▶ [YOUR TASK] Count only the lines of the records that hold "this", then give the number without any other words.

**********

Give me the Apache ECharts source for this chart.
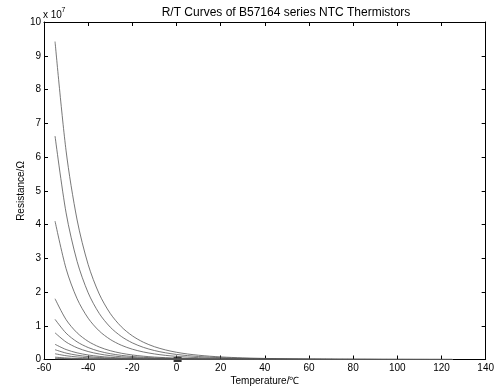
<!DOCTYPE html>
<html><head><meta charset="utf-8">
<script src="https://cdn.jsdelivr.net/npm/echarts@6/dist/echarts.min.js"></script>
<style>html,body{margin:0;padding:0;background:#fff}#c{width:497px;height:388px}</style>
</head><body><div id="c"></div>
<script>
// Temperatures (°C)
const temperatures = [-55,-50,-45,-40,-35,-30,-25,-20,-15,-10,-5,0,5,10,15,20,25,30,40,50,60,70,80,90,100,110,125];
// Resistance values, in units of 10^7 Ω
const curve1 = [9.42,6.182,4.133,2.812,1.943,1.364,0.971,0.701,0.512,0.379,0.284,0.214,0.163,0.126,0.098,0.0769,0.0608,0.0484,0.0315,0.0210,0.0143,0.0100,0.0071,0.0052,0.0038,0.0029,0.0019];
const curve2 = [6.62,4.345,2.905,1.976,1.366,0.959,0.683,0.493,0.360,0.266,0.199,0.150,0.115,0.0885,0.0688,0.0540,0.0427,0.0340,0.0221,0.0148,0.0101,0.0070,0.0050,0.0036,0.0027,0.0020,0.0014];
const curve3 = [4.10,2.691,1.799,1.224,0.846,0.594,0.423,0.305,0.223,0.165,0.123,0.0931,0.0711,0.0548,0.0426,0.0335,0.0264,0.0211,0.0137,0.0091,0.0062,0.0043,0.0031,0.0023,0.0017,0.0013,0.0008];
const curve4 = [1.80,1.181,0.790,0.537,0.371,0.261,0.186,0.134,0.0979,0.0724,0.0542,0.0409,0.0312,0.0241,0.0187,0.0147,0.0116,0.0093,0.0060,0.0040,0.0027,0.0019,0.0014,0.0010,0.0007,0.0005,0.0004];
const curve5 = [1.19,0.781,0.522,0.355,0.245,0.172,0.123,0.0885,0.0647,0.0478,0.0358,0.0270,0.0206,0.0159,0.0124,0.0097,0.0077,0.0061,0.0040,0.0027,0.0018,0.0013,0.0009,0.0007,0.0005,0.0004,0.0002];
const curve6 = [0.79,0.518,0.347,0.236,0.163,0.114,0.0814,0.0588,0.0430,0.0318,0.0238,0.0179,0.0137,0.0106,0.0082,0.0064,0.0051,0.0041,0.0026,0.0018,0.0012,0.0008,0.0006,0.0004,0.0003,0.0002,0.0002];
const curve7 = [0.45,0.295,0.197,0.134,0.0928,0.0652,0.0464,0.0335,0.0245,0.0181,0.0135,0.0102,0.0078,0.0060,0.0047,0.0037,0.0029,0.0023,0.0015,0.0010,0.0007,0.0005,0.0003,0.0002,0.0002,0.0001,0.0001];
const curve8 = [0.29,0.190,0.127,0.0866,0.0598,0.0420,0.0299,0.0216,0.0158,0.0117,0.0087,0.0066,0.0050,0.0039,0.0030,0.0024,0.0019,0.0015,0.0010,0.0006,0.0004,0.0003,0.0002,0.0002,0.0001,0.0001,0.0001];
const curve9 = [0.17,0.112,0.0746,0.0507,0.0351,0.0246,0.0175,0.0126,0.0092,0.0068,0.0051,0.0039,0.0029,0.0023,0.0018,0.0014,0.0011,0.0009,0.0006,0.0004,0.0003,0.0002,0.0001,0.0001,0.0001,0.0001,0];
const curve10 = [0.07,0.0459,0.0307,0.0209,0.0144,0.0101,0.0072,0.0052,0.0038,0.0028,0.0021,0.0016,0.0012,0.0009,0.0007,0.0006,0.0005,0.0004,0.0002,0.0002,0.0001,0.0001,0.0001,0,0,0,0];
const curve11 = [0.04,0.0263,0.0176,0.0119,0.0083,0.0058,0.0041,0.0030,0.0022,0.0016,0.0012,0.0009,0.0007,0.0005,0.0004,0.0003,0.0003,0.0002,0.0001,0.0001,0.0001,0,0,0,0,0,0];
const curve12 = [0.02,0.0131,0.0088,0.0060,0.0041,0.0029,0.0021,0.0015,0.0011,0.0008,0.0006,0.0005,0.0003,0.0003,0.0002,0.0002,0.0001,0.0001,0.0001,0,0,0,0,0,0,0,0];
const curves = [curve1,curve2,curve3,curve4,curve5,curve6,curve7,curve8,curve9,curve10,curve11,curve12];
// dark marker blob visible near 0 °C on the axis
const markerT = [0.5];
const markerR = [0];

const titleText = 'R/T Curves of B57164 series NTC Thermistors';
const xName = 'Temperature/℃';
const yName = 'Resistance/Ω';

const FONT = 'Arial, "Liberation Sans", Helvetica, sans-serif';
const chart = echarts.init(document.getElementById('c'), null, {renderer:'canvas'});

function axisCommon(){
  return {
    axisLine:{show:true, onZero:false, lineStyle:{color:'#000', width:1}},
    axisTick:{show:true, inside:true, length:4, lineStyle:{color:'#000'}},
    splitLine:{show:false}
  };
}

const series = curves.map((c, k) => ({
  type:'line', name:'c'+k, xAxisIndex:0, yAxisIndex:0,
  data: temperatures.map((t,i)=>[t, c[i]]),
  showSymbol:false, smooth:0.3,
  lineStyle:{color:'#555', width:0.8}, silent:true
}));
series.push({
  type:'scatter', xAxisIndex:0, yAxisIndex:0,
  data: markerT.map((t,i)=>[t, markerR[i]]),
  symbol:'rect', symbolSize:[8,5], itemStyle:{color:'#000'}, silent:true
});

chart.setOption({
  animation:false,
  backgroundColor:'#fff',
  grid:{left:44, right:11, top:22, bottom:28.5, containLabel:false},
  xAxis:[
    Object.assign({type:'value', position:'bottom', min:-60, max:140, interval:20,
      axisLabel:{color:'#000', fontSize:10, fontFamily:FONT, margin:4}}, axisCommon()),
    Object.assign({type:'value', position:'top', min:-60, max:140, interval:20,
      axisLabel:{show:false}}, axisCommon())
  ],
  yAxis:[
    Object.assign({type:'value', position:'left', min:0, max:10, interval:1,
      axisLabel:{color:'#000', fontSize:10, fontFamily:FONT, margin:3}}, axisCommon()),
    Object.assign({type:'value', position:'right', min:0, max:10, interval:1,
      axisLabel:{show:false}}, axisCommon())
  ],
  series: series,
  graphic:[
    {type:'text', style:{text:titleText, fill:'#000', font:'12px '+FONT, textAlign:'center', textVerticalAlign:'middle'}, position:[286,13]},
    {type:'text', style:{text:xName, fill:'#000', font:'10px '+FONT, textAlign:'center', textVerticalAlign:'middle'}, position:[265,381]},
    {type:'text', style:{text:yName, fill:'#000', font:'10px '+FONT, textAlign:'center', textVerticalAlign:'middle'}, position:[21,191], rotation:Math.PI/2},
    {type:'text', style:{text:'x 10', fill:'#000', font:'10px '+FONT, textAlign:'left', textVerticalAlign:'middle'}, position:[43,15.5]},
    {type:'text', style:{text:'7', fill:'#000', font:'7px '+FONT, textAlign:'left', textVerticalAlign:'middle'}, position:[61.5,10]}
  ]
});
</script></body></html>
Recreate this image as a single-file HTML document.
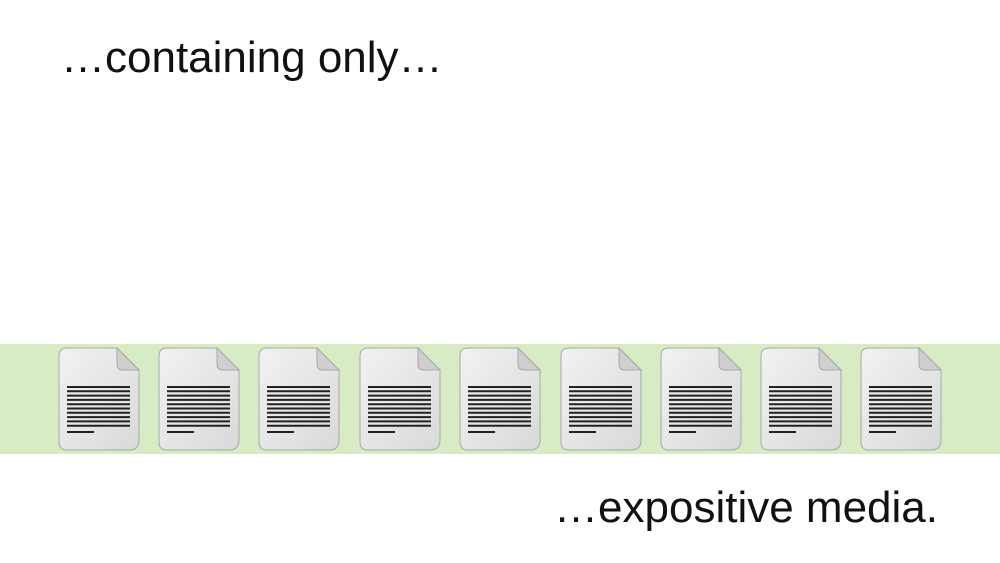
<!DOCTYPE html>
<html><head><style>
body{margin:0;width:1000px;height:563px;background:#fff;position:relative;overflow:hidden;font-family:"Liberation Sans",sans-serif;}
.t{position:absolute;color:#111;font-size:44px;white-space:nowrap;}
.band{position:absolute;left:0;top:344px;width:1000px;height:110px;background:#d7ebc4;}
svg{position:absolute;left:0;top:0}
</style></head><body>
<div class="t" style="left:61px;top:33px;">…containing only…</div>
<div class="t" style="right:62px;top:483px;">…expositive media.</div>
<div class="band"></div>
<svg width="1000" height="563">
<defs>
<linearGradient id="g" x1="0" y1="0" x2="1" y2="1"><stop offset="0" stop-color="#f2f2f2"/><stop offset="1" stop-color="#d9d9d9"/></linearGradient>
<g id="doc">
<path d="M8,0 H58 L80,22 V92 Q80,102 70,102 H8 Q0,102 0,94 V8 Q0,0 8,0Z" fill="url(#g)" stroke="#a8a8a8" stroke-width="1"/>
<path d="M58,0 V16 Q58,22 64,22 H80Z" fill="#cfcfcf" stroke="#a8a8a8" stroke-width="1"/>
<g stroke="#222" stroke-width="2">
<line x1="8" y1="39" x2="71" y2="39"/><line x1="8" y1="43.3" x2="71" y2="43.3"/><line x1="8" y1="47.6" x2="71" y2="47.6"/><line x1="8" y1="51.9" x2="71" y2="51.9"/><line x1="8" y1="56.2" x2="71" y2="56.2"/><line x1="8" y1="60.5" x2="71" y2="60.5"/><line x1="8" y1="64.8" x2="71" y2="64.8"/><line x1="8" y1="69.1" x2="71" y2="69.1"/><line x1="8" y1="73.4" x2="71" y2="73.4"/><line x1="8" y1="77.7" x2="71" y2="77.7"/><line x1="8" y1="84" x2="35" y2="84"/>
</g></g></defs>
<use href="#doc" x="59" y="348"/><use href="#doc" x="159" y="348"/><use href="#doc" x="259" y="348"/><use href="#doc" x="360" y="348"/><use href="#doc" x="460" y="348"/><use href="#doc" x="561" y="348"/><use href="#doc" x="661" y="348"/><use href="#doc" x="761" y="348"/><use href="#doc" x="861" y="348"/>
</svg>
</body></html>
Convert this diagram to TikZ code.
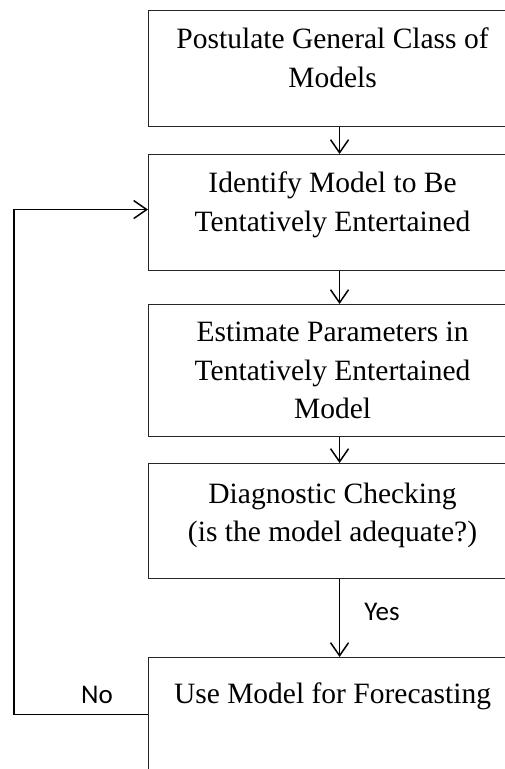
\documentclass[tikz,border=0pt]{standalone}
\usepackage{fontspec}
\setmainfont{Liberation Serif}
\newfontfamily\labelfont{Carlito}
\usetikzlibrary{arrows.meta}
\begin{document}
\begin{tikzpicture}[x=1pt,y=-1pt,
  stage/.style={draw=black!85, line width=1.1pt, minimum width=368pt, inner sep=0pt, anchor=north west},
  caption/.style={anchor=north, inner sep=0pt, align=center, font=\fontsize{29.5}{38.5}\selectfont},
  flow/.style={line width=1.5pt, -{Straight Barb[length=13pt,width=18pt,line width=1.5pt]}},
  tag/.style={font=\labelfont\fontsize{27}{32}\selectfont, inner sep=0pt, anchor=base}]
\useasboundingbox (0,0) rectangle (505,769);
\clip (0,0) rectangle (505,769);

% process stages
\node[stage, minimum height=116pt] (b1) at (148,10)  {};
\node[stage, minimum height=116pt] (b2) at (148,154) {};
\node[stage, minimum height=132pt] (b3) at (148,304) {};
\node[stage, minimum height=115pt] (b4) at (148,463) {};
\node[stage, minimum height=114pt] (b5) at (148,657) {};

% stage texts, set from the top of each box
\node[caption] (t1) at ([yshift=-18pt]b1.north) {Postulate General Class of\\Models};
\node[caption] (t2) at ([yshift=-18pt]b2.north) {Identify Model to Be\\Tentatively Entertained};
\node[caption] (t3) at ([yshift=-18pt]b3.north) {Estimate Parameters in\\Tentatively Entertained\\Model};
\node[caption] (t4) at ([yshift=-19.5pt]b4.north) {Diagnostic Checking\\(is the model adequate?)};
\node[caption] (t5) at ([yshift=-26pt]b5.north) {Use Model for Forecasting};

% forward flow
\draw[flow] ([xshift=7pt]b1.south) -- ([xshift=7pt]b2.north);
\draw[flow] ([xshift=7pt]b2.south) -- ([xshift=7pt]b3.north);
\draw[flow] ([xshift=7pt]b3.south) -- ([xshift=7pt]b4.north);
\draw[flow] ([xshift=7pt]b4.south) -- ([xshift=7pt]b5.north);

% feedback loop
\coordinate (bend) at (14,0);
\draw[flow] (b5.west) -- (b5.west -| bend) |- ([yshift=3pt]b2.west);

% decision labels
\node[tag] (yes) at (382,620) {Yes};
\node[tag] (no) at (97,703) {No};
\end{tikzpicture}
\end{document}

**********

▶ [PROBLEM SOLUTION] 3